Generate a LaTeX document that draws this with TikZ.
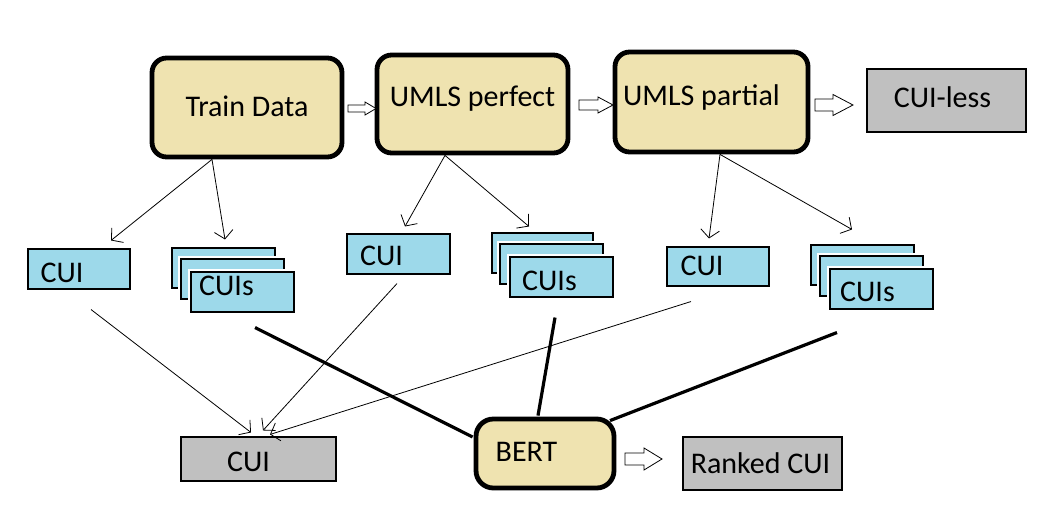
\documentclass[tikz,border=0pt]{standalone}
\usepackage{fontspec}
\setmainfont{Carlito}
\usetikzlibrary{fit,calc,arrows.meta}
\definecolor{beigefill}{HTML}{EFE3B0}
\definecolor{cuiblue}{HTML}{9DD9EA}
\definecolor{cuigray}{HTML}{C0C0C0}
% #1: twice the horizontal shift (pt), #2: vertical shift (pt)
\newcommand\sh[3]{\hspace*{#1pt}\raisebox{\dimexpr#2pt-7pt\relax}[\height][\depth]{#3}}
\newcommand\harrow[6]{%
  \draw[fill=white, line width=0.6pt]
    (#1,{#2-#4/2}) -- ({#3-#6},{#2-#4/2}) -- ({#3-#6},{#2-#5/2}) -- (#3,#2)
    -- ({#3-#6},{#2+#5/2}) -- ({#3-#6},{#2+#4/2}) -- (#1,{#2+#4/2}) -- cycle;}
\begin{document}
\begin{tikzpicture}[x=0.75pt,y=-0.75pt,
  font=\fontsize{22.5}{27}\selectfont,
  procbox/.style={draw, line width=3.6pt, rounded corners=11pt, fill=beigefill, inner sep=0pt},
  cuibox/.style={draw, line width=0.8pt, fill=cuiblue, inner sep=0pt},
  graybox/.style={draw, line width=0.8pt, fill=cuigray, inner sep=0pt},
  halo/.style={preaction={draw=white, line width=4.5pt}},
  thinarrow/.style={line width=0.6pt, -{Straight Barb[length=6pt,width=14pt]}},
  thickline/.style={line width=2.4pt}]
\useasboundingbox[fill=white] (0,0) rectangle (1043,528);

% top row
\node[procbox, fit={(152,58)(342,157)}] (td) {\sh{0}{0}{Train Data}};
\node[procbox, fit={(377,55)(568,153)}] (perf) {\sh{0}{3.4}{UMLS perfect}};
\node[procbox, fit={(615,52)(808,152)}] (part) {\sh{-15}{2.25}{UMLS partial}};
\node[graybox, fit={(867,69)(1026,132)}] (less) {\sh{-6}{1.5}{CUI-less}};

\harrow{348}{108.5}{376}{7}{13}{11}
\harrow{579}{105}{613}{10}{16}{15}
\harrow{815}{105}{853}{12}{21}{20}

% middle row
\node[cuibox, fit={(28,249)(130,289)}] (cuiA) {\sh{-25.5}{-3}{CUI}};
\node[cuibox, fit={(172,248)(275,288)}] (sA1) {};
\node[cuibox, halo, fit={(181,259)(284,299)}] (sA2) {};
\node[cuibox, halo, fit={(191,272)(294,312)}] (sA3) {\sh{-24}{4.5}{CUIs}};

\node[cuibox, fit={(347,234)(450,274)}] (cuiB) {\sh{-25.5}{-1.5}{CUI}};
\node[cuibox, fit={(492,233)(593,273)}] (sB1) {};
\node[cuibox, halo, fit={(500,244)(603,284)}] (sB2) {};
\node[cuibox, halo, fit={(510,257)(613,297)}] (sB3) {\sh{-18}{-3}{CUIs}};

\node[cuibox, fit={(667,247)(769,286)}] (cuiC) {\sh{-24}{0}{CUI}};
\node[cuibox, fit={(811,245)(914,285)}] (sC1) {};
\node[cuibox, halo, fit={(820,256)(923,296)}] (sC2) {};
\node[cuibox, halo, fit={(830,269)(933,309)}] (sC3) {\sh{-21}{-2.25}{CUIs}};

% bottom row
\node[graybox, fit={(181,437)(336,481)}] (cuiD) {\sh{-15}{-2.25}{CUI}};
\node[procbox, rounded corners=13pt, fit={(476,419)(614,488)}] (bert) {\sh{-27.75}{0.75}{BERT}};
\node[graybox, fit={(683,437)(842,490)}] (rank) {\sh{-3}{-0.75}{Ranked CUI}};

\harrow{625}{459}{662}{12}{22}{18}

% thin arrows top -> middle
\draw[thinarrow] ($(td.south)+(-35,0)$) -- ($(cuiA.north)+(32,-8)$);
\draw[thinarrow] ($(td.south)+(-35,0)$) -- ($(sA1.north)+(1.5,-8)$);
\draw[thinarrow] ($(perf.south)+(-27.5,0)$) -- ($(cuiB.north)+(6.5,-7)$);
\draw[thinarrow] ($(perf.south)+(-27.5,0)$) -- ($(sB1.north)+(-13.5,-6)$);
\draw[thinarrow] ($(part.south)+(8.5,0)$) -- ($(cuiC.north)+(-9,-8)$);
\draw[thinarrow] ($(part.south)+(8.5,0)$) -- ($(sC1.north)+(-10.5,-15)$);

% thin arrows middle -> bottom CUI
\draw[thinarrow] ($(cuiA.south)+(12,20)$) -- ($(cuiD.north)+(-7.5,-4)$);
\draw[thinarrow] ($(cuiB.south)+(-1.5,9)$) -- ($(cuiD.north)+(4.5,-6)$);
\draw[thinarrow] ($(cuiC.south)+(-27,15)$) -- ($(cuiD.north)+(11.5,-2)$);

% thick lines to BERT
\draw[thickline] ($(sA3.south)+(12.5,15)$) -- ($(bert.west)+(-1,-16.5)$);
\draw[thickline] ($(sB3.south)+(-6.5,20)$) -- ($(bert.north)+(-7,-1)$);
\draw[thickline] ($(sC3.south)+(-44.5,23)$) -- ($(bert.north)+(65,4)$);
\end{tikzpicture}
\end{document}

****************************************

All the lines above are to be reproduced exactly, except the pictures.

Generate a LaTeX document that draws this with TikZ.
\documentclass[tikz,border=0pt]{standalone}
\usepackage{fontspec}
\setmainfont{Carlito}
\usetikzlibrary{fit,calc,arrows.meta}
\definecolor{beigefill}{HTML}{EFE3B0}
\definecolor{cuiblue}{HTML}{9DD9EA}
\definecolor{cuigray}{HTML}{C0C0C0}
% #1: twice the horizontal shift (pt), #2: vertical shift (pt)
\newcommand\sh[3]{\hspace*{#1pt}\raisebox{\dimexpr#2pt-7pt\relax}[\height][\depth]{#3}}
\newcommand\harrow[6]{%
  \draw[fill=white, line width=0.6pt]
    (#1,{#2-#4/2}) -- ({#3-#6},{#2-#4/2}) -- ({#3-#6},{#2-#5/2}) -- (#3,#2)
    -- ({#3-#6},{#2+#5/2}) -- ({#3-#6},{#2+#4/2}) -- (#1,{#2+#4/2}) -- cycle;}
\begin{document}
\begin{tikzpicture}[x=0.75pt,y=-0.75pt,
  font=\fontsize{22.5}{27}\selectfont,
  procbox/.style={draw, line width=3.6pt, rounded corners=11pt, fill=beigefill, inner sep=0pt},
  cuibox/.style={draw, line width=0.8pt, fill=cuiblue, inner sep=0pt},
  graybox/.style={draw, line width=0.8pt, fill=cuigray, inner sep=0pt},
  halo/.style={preaction={draw=white, line width=4.5pt}},
  thinarrow/.style={line width=0.6pt, -{Straight Barb[length=6pt,width=14pt]}},
  thickline/.style={line width=2.4pt}]
\useasboundingbox[fill=white] (0,0) rectangle (1043,528);

% top row
\node[procbox, fit={(152,58)(342,157)}] (td) {\sh{0}{0}{Train Data}};
\node[procbox, fit={(377,55)(568,153)}] (perf) {\sh{0}{3.4}{UMLS perfect}};
\node[procbox, fit={(615,52)(808,152)}] (part) {\sh{-15}{2.25}{UMLS partial}};
\node[graybox, fit={(867,69)(1026,132)}] (less) {\sh{-6}{1.5}{CUI-less}};

\harrow{348}{108.5}{376}{7}{13}{11}
\harrow{579}{105}{613}{10}{16}{15}
\harrow{815}{105}{853}{12}{21}{20}

% middle row
\node[cuibox, fit={(28,249)(130,289)}] (cuiA) {\sh{-25.5}{-3}{CUI}};
\node[cuibox, fit={(172,248)(275,288)}] (sA1) {};
\node[cuibox, halo, fit={(181,259)(284,299)}] (sA2) {};
\node[cuibox, halo, fit={(191,272)(294,312)}] (sA3) {\sh{-24}{4.5}{CUIs}};

\node[cuibox, fit={(347,234)(450,274)}] (cuiB) {\sh{-25.5}{-1.5}{CUI}};
\node[cuibox, fit={(492,233)(593,273)}] (sB1) {};
\node[cuibox, halo, fit={(500,244)(603,284)}] (sB2) {};
\node[cuibox, halo, fit={(510,257)(613,297)}] (sB3) {\sh{-18}{-3}{CUIs}};

\node[cuibox, fit={(667,247)(769,286)}] (cuiC) {\sh{-24}{0}{CUI}};
\node[cuibox, fit={(811,245)(914,285)}] (sC1) {};
\node[cuibox, halo, fit={(820,256)(923,296)}] (sC2) {};
\node[cuibox, halo, fit={(830,269)(933,309)}] (sC3) {\sh{-21}{-2.25}{CUIs}};

% bottom row
\node[graybox, fit={(181,437)(336,481)}] (cuiD) {\sh{-15}{-2.25}{CUI}};
\node[procbox, rounded corners=13pt, fit={(476,419)(614,488)}] (bert) {\sh{-27.75}{0.75}{BERT}};
\node[graybox, fit={(683,437)(842,490)}] (rank) {\sh{-3}{-0.75}{Ranked CUI}};

\harrow{625}{459}{662}{12}{22}{18}

% thin arrows top -> middle
\draw[thinarrow] ($(td.south)+(-35,0)$) -- ($(cuiA.north)+(32,-8)$);
\draw[thinarrow] ($(td.south)+(-35,0)$) -- ($(sA1.north)+(1.5,-8)$);
\draw[thinarrow] ($(perf.south)+(-27.5,0)$) -- ($(cuiB.north)+(6.5,-7)$);
\draw[thinarrow] ($(perf.south)+(-27.5,0)$) -- ($(sB1.north)+(-13.5,-6)$);
\draw[thinarrow] ($(part.south)+(8.5,0)$) -- ($(cuiC.north)+(-9,-8)$);
\draw[thinarrow] ($(part.south)+(8.5,0)$) -- ($(sC1.north)+(-10.5,-15)$);

% thin arrows middle -> bottom CUI
\draw[thinarrow] ($(cuiA.south)+(12,20)$) -- ($(cuiD.north)+(-7.5,-4)$);
\draw[thinarrow] ($(cuiB.south)+(-1.5,9)$) -- ($(cuiD.north)+(4.5,-6)$);
\draw[thinarrow] ($(cuiC.south)+(-27,15)$) -- ($(cuiD.north)+(11.5,-2)$);

% thick lines to BERT
\draw[thickline] ($(sA3.south)+(12.5,15)$) -- ($(bert.west)+(-1,-16.5)$);
\draw[thickline] ($(sB3.south)+(-6.5,20)$) -- ($(bert.north)+(-7,-1)$);
\draw[thickline] ($(sC3.south)+(-44.5,23)$) -- ($(bert.north)+(65,4)$);
\end{tikzpicture}
\end{document}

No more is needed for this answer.